One of the most important songs on The Clash is the only cover song, “Police & Thieves,” for it demonstrates their willingness at a very early stage to ignore what was already becoming punk dogma regarding the three-minute song played loud and fast and to explore musical forms beyond three-chord rock. “Police and Thieves” is a reggae number that lasts a bit over six minutes, and it’s obvious from the thought they put into the arrangement that The Clash were dedicated musical explorers. You won’t find the connection between reggae and British punk in the music, but in the lyrics—lyrics that Joe Strummer himself might have written someday:
Police and thieves in the streets (Oh yeah!)
Scaring the nation with their guns and ammunition
Police and thieves in the street (Oh yeah!)
Fighting the nation with their guns and ammunition
The extended instrumental passage leading to the end of the song is an exciting give-and-take between Mick Jones and Paul Simonon, who gives his best performance on the album.
“48 Hours” was allegedly written in 24 minutes to fill the album, and while it’s not the strongest song on the record, it does contain a gem of a line about that dread that enters the soul when contemplating the start of another fucking work week: “Monday is coming like a jail on wheels.” The Clash close their maiden effort with “Garageland,” a response to critic Charles Shaar Murray’s review of their third live show. He described The Clash as “the sort of garage band who should be speedily returned to the garage, preferably with the motor running.”
Well! I can get snarky, but that’s pretty high-grade snark! Like so many critics (see Rolling Stone), Mr. Murray later revised his view of The Clash after they became more popular.
“Garageland” celebrates the rough edges of garage rock while decrying the hyper-commercialization of the punk scene by ravenous record moguls as described in the introduction above . . . but Joe Strummer said it best:
Meanwhile things are hotting up in the West End alright
Contracts in the offices, groups in the night
My bummin’ slummin’ friends have all got new boots
An’ someone just asked me if the group would wear suits
Mick Jones reached back into his experience as a Mott the Hoople fan for a few musical ideas, and the song makes more use of vocal harmony than the other songs on the album. The background for the bb lines in the verses (structured aabb) contains a touch of harmonica that when combined with the intense percussion transforms the sound into something more like a harpsichord. In a very prescient moment, Mick Jones explained to music journalist Kris Needs that “Garageland” had to end the album because “it indicated where we’re moving to next.”

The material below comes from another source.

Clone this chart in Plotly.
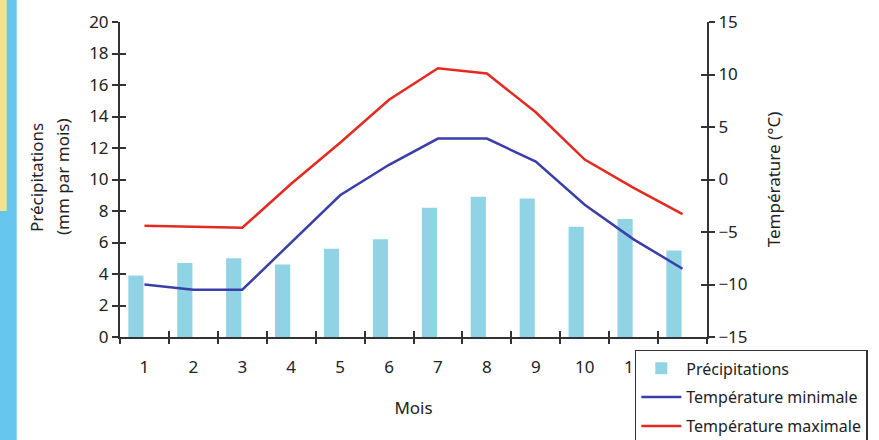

You could make an equally strong case that “Police and Thieves” was the true needle on the compass, but since the reggae influence would not come into full flower until London Calling, I’ll let Mick win this round. The truth is that The Clash were more unpredictable than most bands and that unpredictability is one of their most endearing qualities. There is no way anyone could listen to The Clash and compute a logical path to Sandinista! three years later . . . at least from a musical perspective. All Clash albums are linked by an undying commitment to social justice, a celebration of our common humanity and an empathy for those who have to endure the worst punishments of a seriously flawed social system.
Beneath the rough exterior, The Clash is a courageous artistic statement by a group of guys who had nothing to lose by giving it everything they had. That’s the sound you hear on The Clash: we’re going to fucking go for it and nobody’s going to fucking stop us.